A bill that allows Delawareans to vote in person up to 10 days before Election Day was signed into law June 30.

Gov. John Carney said he signed legislation into law that allows registered Delaware voters to cast their ballots at polling places in order to make it easier for all Delawareans to participate in elections.

“Voting is our most fundamental right as Delawareans and Americans,” he said. “Regardless of ZIP code or party affiliation, we should make it easier for all Delawareans to cast their ballots, choose their elected officials, and participate in our democratic process.”

The bill had passed the House March 19 by a 34-6 vote with one absent. Voting no were Sussex County Republicans Rich Collins, Millsboro; Ron Gray, Selbyville; Charles Postles, Milford; and Jesse Vanderwende, Bridgeville.

Bill limits sugary drinks for kids

The Senate approved a bill 16-5 June 27 limiting the inclusion of soda and other sugary drinks in children’s meals. The bill now heads to the governor’s desk for signature.

House Bill 79 would direct the Department of Health and Social Services to create and enforce standards regulating sugary drinks for children. Specifically, it would require restaurants that offer children’s meals as a combination of food and beverage, sold together at a single price, to include healthier beverages as the default.

That means that children’s meals would automatically come with water, sparkling water, milk, or a small amount of juice by default. Any other beverage, including soda, could be chosen instead by request.

“This isn’t a ban, a tax, or any other kind of hardline policy. Instead, it merely asks that restaurants don’t serve soda by default in kid’s meals,” said Sen. Laura Sturgeon, D-Brandywine, who sponsored the bill in the Senate.

The House passed the bill June 20 by a 28-11 vote with two absent.

Bill would start plans for universal pre-K

A bill creating a group to research and develop a plan for universal pre Kindergarten in Delaware unanimously passed the Senate June 26 and awaits action in the House.

Senate Bill 173 would establish a 13-member working group to weigh the advantages and roadblocks to creating such a system. The Consortium would include Democrats and Republicans from both chambers of the General Assembly, two cabinet-level officials from the Carney Administration, leaders from two nonprofit groups focused on early childhood education and the president of the Delaware State Education Association.
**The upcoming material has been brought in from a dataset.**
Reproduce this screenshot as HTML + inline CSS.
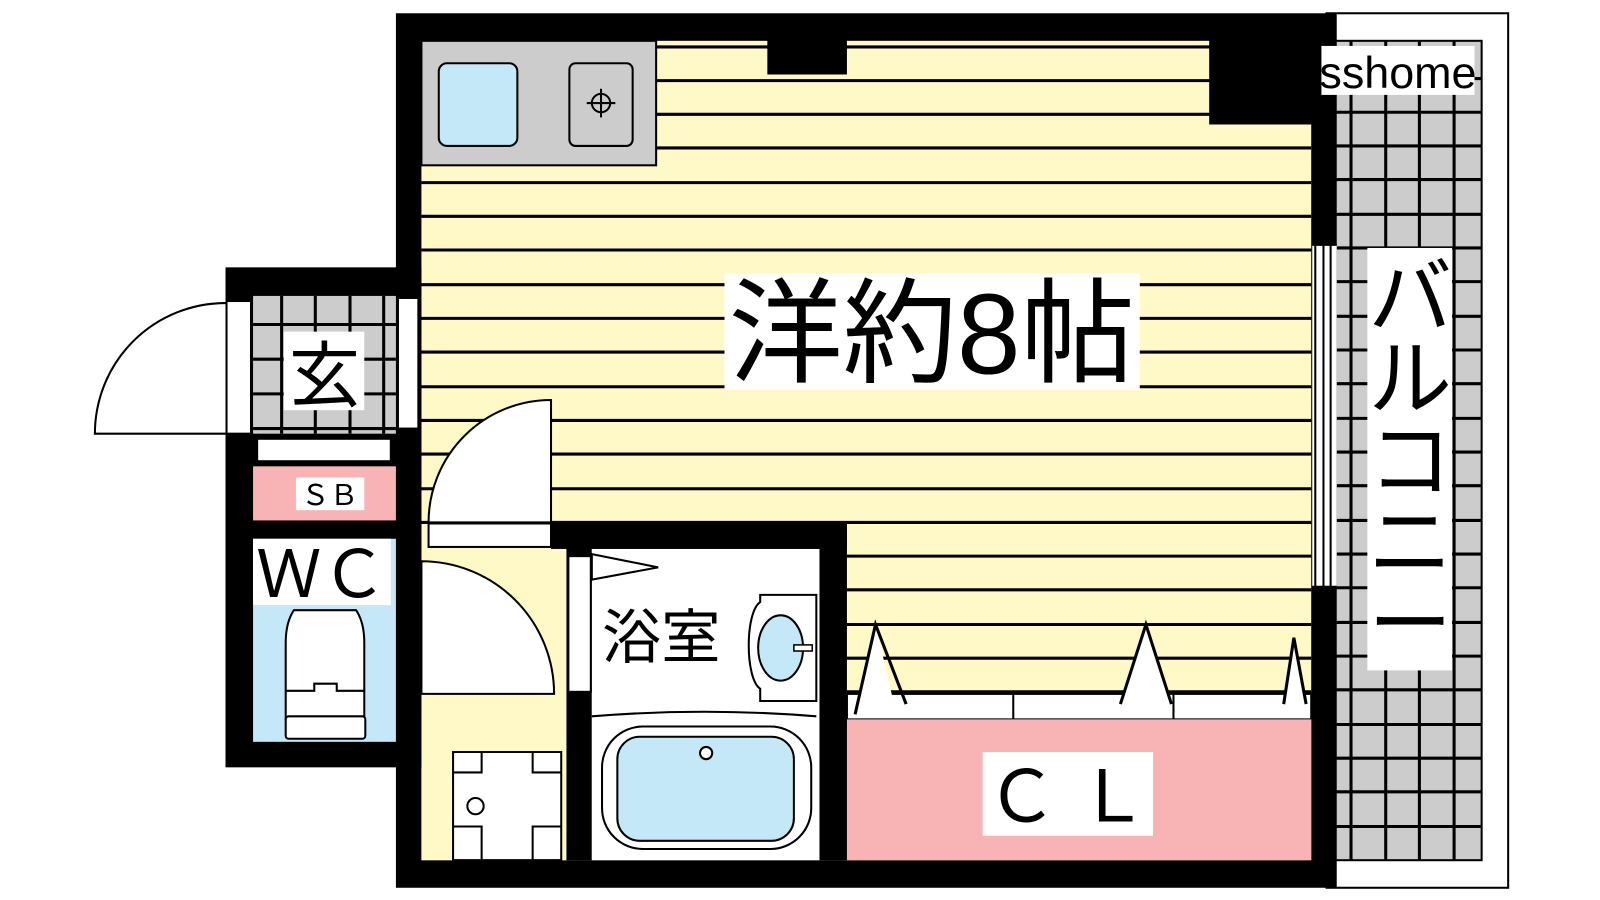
<!DOCTYPE html>
<html><head><meta charset="utf-8"><style>
html,body{margin:0;padding:0;background:#fff;}
svg{display:block}
text{font-family:"Liberation Sans","Noto Sans CJK JP",sans-serif;}
</style></head><body>
<svg width="1600" height="900" viewBox="0 0 1568 882" preserveAspectRatio="none" xmlns="http://www.w3.org/2000/svg">
<rect width="1568" height="882" fill="#fff"/>
<!-- balcony -->
<rect x="1300" y="13" width="178" height="857" fill="#fff" stroke="#000" stroke-width="2"/>
<rect x="1305" y="40" width="147" height="803" fill="#ccc" stroke="#000" stroke-width="2"/>
<g stroke="#000" stroke-width="3">
<line x1="1324" y1="40" x2="1324" y2="843"/><line x1="1358" y1="40" x2="1358" y2="843"/>
<line x1="1391" y1="40" x2="1391" y2="843"/><line x1="1425" y1="40" x2="1425" y2="843"/>
</g>
<g stroke="#000" stroke-width="3">
<line x1="1305" y1="77" x2="1452" y2="77"/><line x1="1305" y1="110" x2="1452" y2="110"/><line x1="1305" y1="143" x2="1452" y2="143"/><line x1="1305" y1="176" x2="1452" y2="176"/><line x1="1305" y1="210" x2="1452" y2="210"/><line x1="1305" y1="243" x2="1452" y2="243"/><line x1="1305" y1="276" x2="1452" y2="276"/><line x1="1305" y1="310" x2="1452" y2="310"/><line x1="1305" y1="343" x2="1452" y2="343"/><line x1="1305" y1="376" x2="1452" y2="376"/><line x1="1305" y1="410" x2="1452" y2="410"/><line x1="1305" y1="443" x2="1452" y2="443"/><line x1="1305" y1="476" x2="1452" y2="476"/><line x1="1305" y1="510" x2="1452" y2="510"/><line x1="1305" y1="543" x2="1452" y2="543"/><line x1="1305" y1="576" x2="1452" y2="576"/><line x1="1305" y1="610" x2="1452" y2="610"/><line x1="1305" y1="643" x2="1452" y2="643"/><line x1="1305" y1="676" x2="1452" y2="676"/><line x1="1305" y1="710" x2="1452" y2="710"/><line x1="1305" y1="743" x2="1452" y2="743"/><line x1="1305" y1="776" x2="1452" y2="776"/><line x1="1305" y1="810" x2="1452" y2="810"/>
</g>
<rect x="1340" y="243" width="83" height="414" fill="#fff"/>
<text font-size="82" text-anchor="middle" font-family="Noto Sans CJK JP,sans-serif">
<tspan x="1382" y="320">バ</tspan><tspan x="1382" y="400">ル</tspan><tspan x="1382" y="480">コ</tspan><tspan x="1382" y="560">ニ</tspan><tspan x="1382" y="640">ー</tspan></text>

<!-- main outer wall -->
<rect x="388" y="13" width="922" height="857" fill="#000"/>
<rect x="413" y="40" width="872" height="803" fill="#fff9c8"/>
<g stroke="#000" stroke-width="3">
<line x1="413" y1="46" x2="1285" y2="46"/><line x1="413" y1="79" x2="1285" y2="79"/><line x1="413" y1="112" x2="1285" y2="112"/><line x1="413" y1="145" x2="1285" y2="145"/><line x1="413" y1="179" x2="1285" y2="179"/><line x1="413" y1="212" x2="1285" y2="212"/><line x1="413" y1="245" x2="1285" y2="245"/><line x1="413" y1="279" x2="1285" y2="279"/><line x1="413" y1="312" x2="1285" y2="312"/><line x1="413" y1="345" x2="1285" y2="345"/><line x1="413" y1="379" x2="1285" y2="379"/><line x1="413" y1="412" x2="1285" y2="412"/><line x1="413" y1="445" x2="1285" y2="445"/><line x1="413" y1="479" x2="1285" y2="479"/><line x1="413" y1="512" x2="1285" y2="512"/><line x1="830" y1="545" x2="1285" y2="545"/><line x1="830" y1="578" x2="1285" y2="578"/><line x1="830" y1="612" x2="1285" y2="612"/><line x1="830" y1="645" x2="1285" y2="645"/><line x1="830" y1="678" x2="1285" y2="678"/>
</g>
<rect x="752" y="38" width="78" height="35" fill="#000"/>
<rect x="1185" y="38" width="102" height="84" fill="#000"/>
<rect x="1286" y="240" width="24" height="335" fill="#fff"/>
<g stroke="#000" stroke-width="2"><line x1="1289" y1="240" x2="1289" y2="575"/><line x1="1297" y1="240" x2="1297" y2="575"/><line x1="1304" y1="240" x2="1304" y2="575"/><line x1="1286" y1="240" x2="1310" y2="240"/><line x1="1286" y1="575" x2="1310" y2="575"/></g>
<!-- sshome label -->
<rect x="1295" y="45" width="150" height="48" fill="#fff"/>
<text x="1370" y="86" font-size="44" text-anchor="middle">sshome</text>
<!-- kitchen -->
<rect x="413" y="40" width="230" height="122" fill="#ccc" stroke="#000" stroke-width="2"/>
<rect x="430" y="62" width="77" height="81" rx="8" fill="#c4e8f8" stroke="#000" stroke-width="2"/>
<rect x="558" y="62" width="62" height="81" rx="6" fill="#ccc" stroke="#000" stroke-width="2"/>
<circle cx="589" cy="101" r="9" fill="none" stroke="#000" stroke-width="2"/>
<path d="M589 87v28M575 101h28" stroke="#000" stroke-width="2"/>
<rect x="710" y="268" width="407" height="114" fill="#fff"/>
<text x="913" y="366" font-size="112" text-anchor="middle" font-family="Noto Sans CJK JP,sans-serif">洋約8帖</text>
<!-- closet -->
<rect x="830" y="680" width="455" height="25" fill="#fff" stroke="#000" stroke-width="2"/>
<line x1="993" y1="680" x2="993" y2="705" stroke="#000" stroke-width="2"/>
<line x1="1150" y1="680" x2="1150" y2="705" stroke="#000" stroke-width="2"/>
<path d="M838 700L858 612L878 698Z" fill="#fff"/><path d="M838 700L858 612L888 690" fill="none" stroke="#000" stroke-width="3"/>
<path d="M1098 690L1123 612L1148 690Z" fill="#fff"/><path d="M1098 690L1123 612L1148 690" fill="none" stroke="#000" stroke-width="3"/>
<path d="M1258 690L1268 625L1280 690Z" fill="#fff"/><path d="M1258 690L1268 625L1280 690" fill="none" stroke="#000" stroke-width="3"/>
<rect x="830" y="705" width="455" height="138" fill="#f8b4b4"/>
<rect x="963" y="737" width="167" height="82" fill="#fff"/>
<text x="1046" y="805" font-size="70" text-anchor="middle">Ｃ Ｌ</text>
<!-- bath -->
<rect x="540" y="512" width="290" height="26" fill="#000"/>
<rect x="555" y="512" width="25" height="331" fill="#000"/>
<rect x="803" y="512" width="27" height="331" fill="#000"/>
<rect x="580" y="538" width="223" height="305" fill="#fff"/>
<rect x="557" y="545" width="22" height="133" fill="#fff" stroke="#000" stroke-width="2"/>
<path d="M580 543L645 556L580 568Z" fill="#fff" stroke="#000" stroke-width="2"/>
<text x="648" y="645" font-size="58" text-anchor="middle" font-family="Noto Sans CJK JP,sans-serif">浴室</text>
<path d="M745 583H800V687H745V675C730 665 730 600 745 590Z" fill="#fff" stroke="#000" stroke-width="2"/>
<ellipse cx="765" cy="635" rx="22" ry="32" fill="#c4e8f8" stroke="#000" stroke-width="2"/>
<rect x="778" y="632" width="18" height="6" fill="#fff" stroke="#000" stroke-width="1.5"/>
<path d="M580 702Q690 693 800 702" fill="none" stroke="#000" stroke-width="2"/>
<rect x="590" y="712" width="205" height="120" rx="40" fill="#fff" stroke="#000" stroke-width="2"/>
<rect x="605" y="722" width="173" height="102" rx="22" fill="#c4e8f8" stroke="#000" stroke-width="2"/>
<circle cx="692" cy="738" r="6" fill="#fff" stroke="#000" stroke-width="2"/>
<!-- room door -->
<rect x="420" y="513" width="120" height="23" fill="#fff" stroke="#000" stroke-width="2"/>
<path d="M540 512V392A120 120 0 0 0 420 512Z" fill="#fff" stroke="#000" stroke-width="2"/>
<!-- corridor -->
<rect x="413" y="538" width="142" height="305" fill="#fff9c8"/>
<rect x="389" y="548" width="23" height="132" fill="#fff" stroke="#000" stroke-width="2"/>
<path d="M413 680H543A130 130 0 0 0 413 550Z" fill="#fff" stroke="#000" stroke-width="2"/>
<path d="M444 737H550V843H444Z" fill="#fff" stroke="#000" stroke-width="2"/>
<path d="M472 737V757H444M522 737V757H550M444 810H472V843M550 810H522V843" fill="none" stroke="#000" stroke-width="2"/>
<circle cx="466" cy="790" r="8" fill="#fff" stroke="#000" stroke-width="2"/>
<!-- entry block -->
<rect x="221" y="262" width="192" height="490" fill="#000"/>
<rect x="248" y="290" width="140" height="135" fill="#ccc"/>
<g stroke="#000" stroke-width="3">
<line x1="276" y1="290" x2="276" y2="425"/><line x1="309" y1="290" x2="309" y2="425"/><line x1="343" y1="290" x2="343" y2="425"/><line x1="376" y1="290" x2="376" y2="425"/>
<line x1="248" y1="318" x2="388" y2="318"/><line x1="248" y1="352" x2="388" y2="352"/><line x1="248" y1="386" x2="388" y2="386"/><line x1="248" y1="420" x2="388" y2="420"/>
</g>
<rect x="278" y="325" width="79" height="77" fill="#fff"/>
<text x="318" y="393" font-size="70" text-anchor="middle" font-family="Noto Sans CJK JP,sans-serif">玄</text>
<rect x="222" y="295" width="24" height="130" fill="#fff" stroke="#000" stroke-width="2"/>
<rect x="390" y="292" width="20" height="128" fill="#fff" stroke="#000" stroke-width="2"/>
<path d="M221 425H93A128 128 0 0 1 221 297" fill="#fff" stroke="#000" stroke-width="2"/>
<rect x="252" y="430" width="131" height="22" fill="#fff" stroke="#000" stroke-width="2"/>
<rect x="248" y="457" width="140" height="53" fill="#f8b4b4"/>
<rect x="290" y="468" width="67" height="32" fill="#fff"/>
<text x="323" y="495" font-size="28" text-anchor="middle">ＳＢ</text>
<rect x="248" y="528" width="140" height="199" fill="#c4e8f8"/>
<rect x="248" y="528" width="135" height="65" fill="#fff"/>
<text x="315" y="585" font-size="64" text-anchor="middle">ＷＣ</text>
<path d="M288 598Q280 610 280 630V705H357V630Q357 610 349 598Z" fill="#fff" stroke="#000" stroke-width="2"/>
<path d="M280 677H308V670H330V677H357" fill="none" stroke="#000" stroke-width="2"/>
<rect x="280" y="702" width="78" height="22" rx="3" fill="#fff" stroke="#000" stroke-width="2"/>
</svg>
</body></html>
“Research clearly shows that toddlers who receive developmentally appropriate instruction and enrichment in a structured setting tend to do better in kindergarten, elementary school, and beyond, whereas those who enter school with deficits often never make up the ground they’ve lost,” said prime sponsor and Senate Education Committee Chair Sen. Laura Sturgeon, D-Brandywine. “Delaware, however, ranks 38th in the nation for pre-K access with half of our 3-and 4-year-olds not receiving any pre-K instruction whatsoever,”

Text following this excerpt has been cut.